* Begin *

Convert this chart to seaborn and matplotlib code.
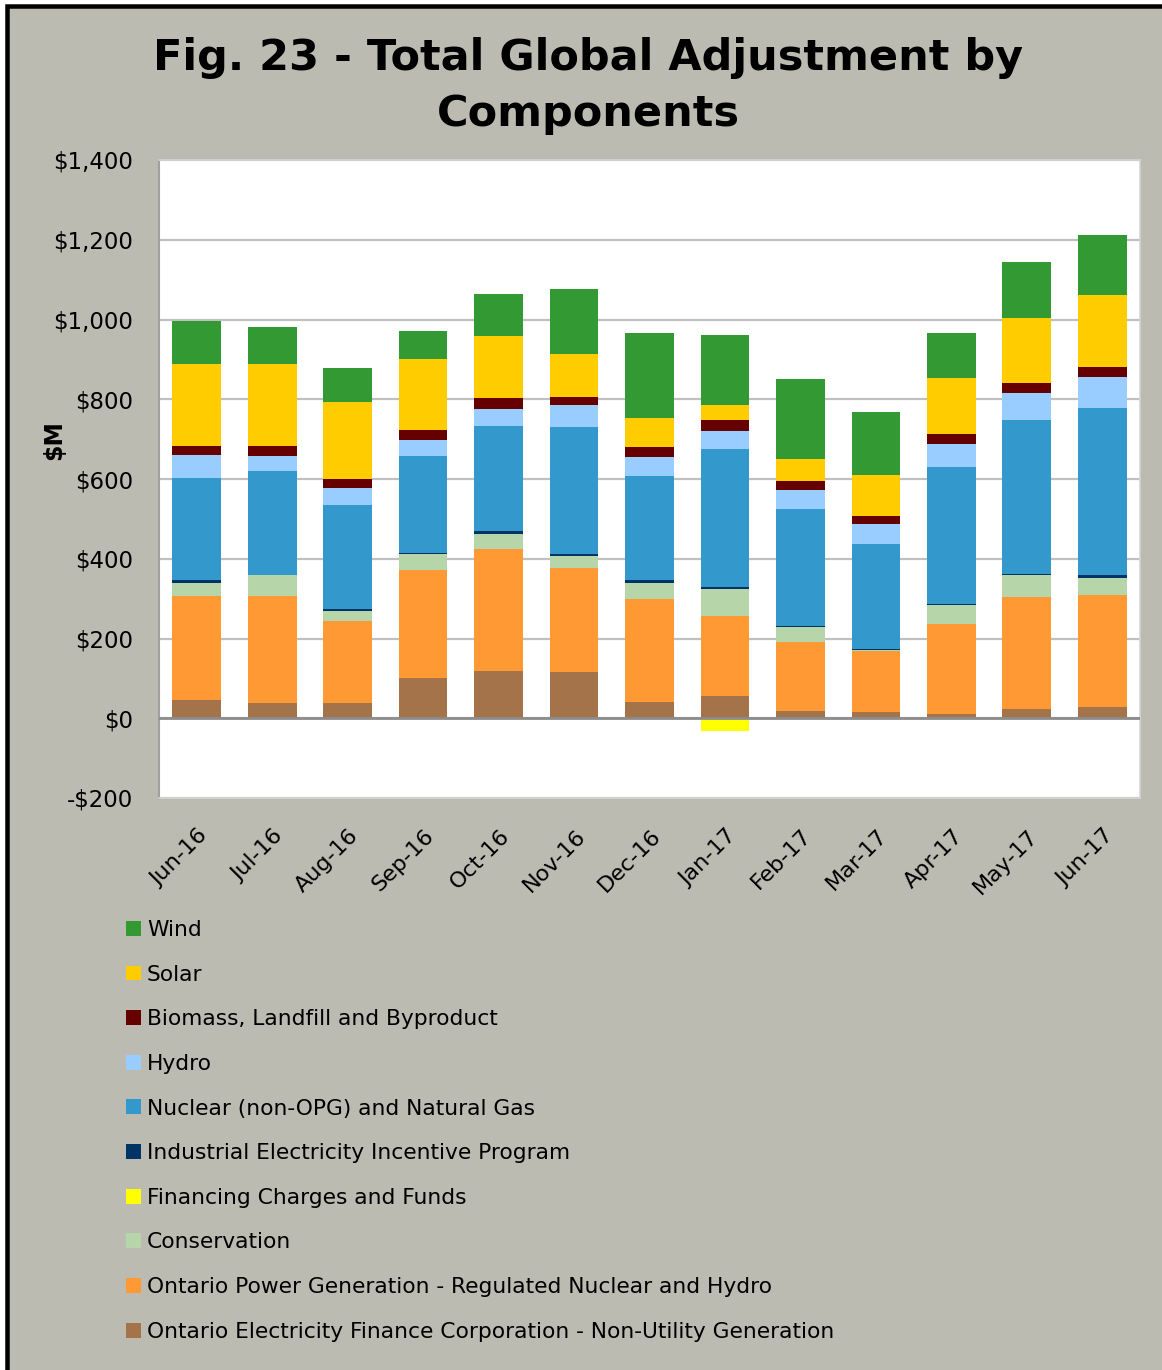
import matplotlib
matplotlib.use("Agg")
import matplotlib.pyplot as plt
import matplotlib.transforms as mtransforms
from matplotlib.patches import Patch, Rectangle
import seaborn as sns
import numpy as np

# ---------------- data ----------------
months = ["Jun-16", "Jul-16", "Aug-16", "Sep-16", "Oct-16", "Nov-16", "Dec-16",
          "Jan-17", "Feb-17", "Mar-17", "Apr-17", "May-17", "Jun-17"]

oefc = [46, 39, 39, 100, 119, 115, 40, 55, 17, 15, 10, 23, 27]
opg = [261, 268, 204, 272, 306, 263, 260, 201, 173, 153, 227, 282, 282]
conservation = [33, 51, 27, 40, 37, 28, 39, 69, 38, 2, 46, 53, 42]
financing = [0, 0, 0, -3, 0, 2, 0, -32, 0, 0, 0, 0, 0]
ieip = [7, 2, 4, 3, 8, 4, 7, 5, 3, 4, 4, 4, 8]
nuclear = [256, 259, 260, 243, 264, 319, 261, 345, 295, 262, 343, 386, 419]
hydro = [58, 38, 44, 40, 42, 54, 49, 45, 46, 50, 59, 67, 78]
biomass = [22, 25, 21, 24, 27, 20, 25, 27, 23, 21, 24, 27, 25]
solar = [206, 206, 195, 180, 156, 108, 72, 38, 54, 104, 140, 163, 181]
wind = [107, 94, 84, 70, 104, 163, 213, 176, 202, 158, 113, 140, 149]

# bottom-up stacking order
series_names = [
    "Ontario Electricity Finance Corporation - Non-Utility Generation",
    "Ontario Power Generation - Regulated Nuclear and Hydro",
    "Conservation",
    "Financing Charges and Funds",
    "Industrial Electricity Incentive Program",
    "Nuclear (non-OPG) and Natural Gas",
    "Hydro",
    "Biomass, Landfill and Byproduct",
    "Solar",
    "Wind",
]
series_values = [oefc, opg, conservation, financing, ieip, nuclear, hydro,
                 biomass, solar, wind]
series_colors = ["#A57349", "#FF9933", "#B6D5A8", "#FFFF00", "#003366",
                 "#3399CC", "#99CCFF", "#660000", "#FFCC00", "#339933"]

yticks = list(range(-200, 1401, 200))
ytick_labels = [("-$" if v < 0 else "$") + f"{abs(v):,}" for v in yticks]

title = "Fig. 23 - Total Global Adjustment by\nComponents"
ylabel = "$M"

# ---------------- style ----------------
BG = "#BBBBB2"
sns.set_theme(style="white")
plt.rcParams["font.family"] = ["DejaVu Sans"]
plt.rcParams["text.color"] = "black"
plt.rcParams["axes.labelcolor"] = "black"

W, H = 1162, 1370
fig = plt.figure(figsize=(W / 100, H / 100), dpi=100, facecolor="white")

# gray panel with black left/top border
panel = Rectangle((6.5 / W, -0.2), 1.5, 1.2 - 6.0 / H, transform=fig.transFigure,
                  facecolor=BG, edgecolor="black", linewidth=4.5 * 0.72, zorder=-10)
fig.patches.append(panel)

ax = fig.add_axes([159 / W, 1 - 798 / H, (1140 - 159) / W, (798 - 160) / H])
ax.set_facecolor("white")

# positive stack via cumulative overlay (draw top layer first)
pos_vals = [np.clip(np.array(v, dtype=float), 0, None) for v in series_values]
cum = np.cumsum(np.vstack(pos_vals), axis=0)
for i in range(len(series_names) - 1, -1, -1):
    sns.barplot(x=months, y=cum[i], order=months, color=series_colors[i],
                saturation=1, width=0.645, errorbar=None, linewidth=0,
                ax=ax, zorder=3)
# negative parts (Financing)
neg = np.clip(np.array(financing, dtype=float), None, 0)
sns.barplot(x=months, y=neg, order=months, color=series_colors[3],
            saturation=1, width=0.645, errorbar=None, linewidth=0, ax=ax, zorder=3)

ax.set_ylim(-200, 1400)
ax.set_xlim(-0.5, len(months) - 0.5)
ax.set_yticks(yticks)
ax.set_yticklabels(ytick_labels)
ax.yaxis.grid(True, color="#C0C0C0", linewidth=1.6)
ax.set_axisbelow(True)
ax.axhline(0, color="#8C8C8C", linewidth=2, zorder=4)

for s in ["top", "right", "bottom"]:
    ax.spines[s].set_color("#D4D4D4")
    ax.spines[s].set_linewidth(1.2)
ax.spines["left"].set_color("#A0A0A0")
ax.spines["left"].set_linewidth(1.5)

ax.tick_params(axis="y", length=0, pad=18.5, labelsize=16.5, labelcolor="black")
ax.tick_params(axis="x", length=0, pad=25, labelsize=16, labelcolor="black")
ax.set_xlabel("")
offset = mtransforms.ScaledTranslation(8 / 100, 0, fig.dpi_scale_trans)
for lab in ax.get_xticklabels():
    lab.set_rotation(45)
    lab.set_ha("right")
    lab.set_va("center")
    lab.set_rotation_mode("anchor")
    lab.set_transform(lab.get_transform() + offset)

ax.set_ylabel(ylabel, fontsize=17, fontweight="bold", color="black")
ax.yaxis.set_label_coords((66 - 159) / 981, (798 - 440) / 638)

fig.text(588 / W, 1 - 86 / H, title, ha="center", va="center",
         fontsize=31, fontweight="bold", color="black", linespacing=1.42)

# legend (top to bottom: Wind ... OEFC)
handles = [Patch(facecolor=series_colors[i], edgecolor="none")
           for i in range(len(series_names) - 1, -1, -1)]
labels = [series_names[i] for i in range(len(series_names) - 1, -1, -1)]
fs = 15.7
leg = fig.legend(handles, labels, loc="upper left",
                 bbox_to_anchor=(126 / W, 1 - 920 / H), bbox_transform=fig.transFigure,
                 frameon=False, fontsize=fs, handlelength=0.68, handleheight=0.68,
                 handletextpad=0.28, labelspacing=1.13, borderpad=0, borderaxespad=0)
for t in leg.get_texts():
    t.set_color("black")

fig.savefig("out.png", dpi=100, facecolor="white")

* End *

WRITTEN PROBLEM:
Copy nothing but the lines from the first one in the listing through the line with "113, 140, 149]", and omit the pictures.

TASK RESULT:
Convert this chart to seaborn and matplotlib code.
import matplotlib
matplotlib.use("Agg")
import matplotlib.pyplot as plt
import matplotlib.transforms as mtransforms
from matplotlib.patches import Patch, Rectangle
import seaborn as sns
import numpy as np

# ---------------- data ----------------
months = ["Jun-16", "Jul-16", "Aug-16", "Sep-16", "Oct-16", "Nov-16", "Dec-16",
          "Jan-17", "Feb-17", "Mar-17", "Apr-17", "May-17", "Jun-17"]

oefc = [46, 39, 39, 100, 119, 115, 40, 55, 17, 15, 10, 23, 27]
opg = [261, 268, 204, 272, 306, 263, 260, 201, 173, 153, 227, 282, 282]
conservation = [33, 51, 27, 40, 37, 28, 39, 69, 38, 2, 46, 53, 42]
financing = [0, 0, 0, -3, 0, 2, 0, -32, 0, 0, 0, 0, 0]
ieip = [7, 2, 4, 3, 8, 4, 7, 5, 3, 4, 4, 4, 8]
nuclear = [256, 259, 260, 243, 264, 319, 261, 345, 295, 262, 343, 386, 419]
hydro = [58, 38, 44, 40, 42, 54, 49, 45, 46, 50, 59, 67, 78]
biomass = [22, 25, 21, 24, 27, 20, 25, 27, 23, 21, 24, 27, 25]
solar = [206, 206, 195, 180, 156, 108, 72, 38, 54, 104, 140, 163, 181]
wind = [107, 94, 84, 70, 104, 163, 213, 176, 202, 158, 113, 140, 149]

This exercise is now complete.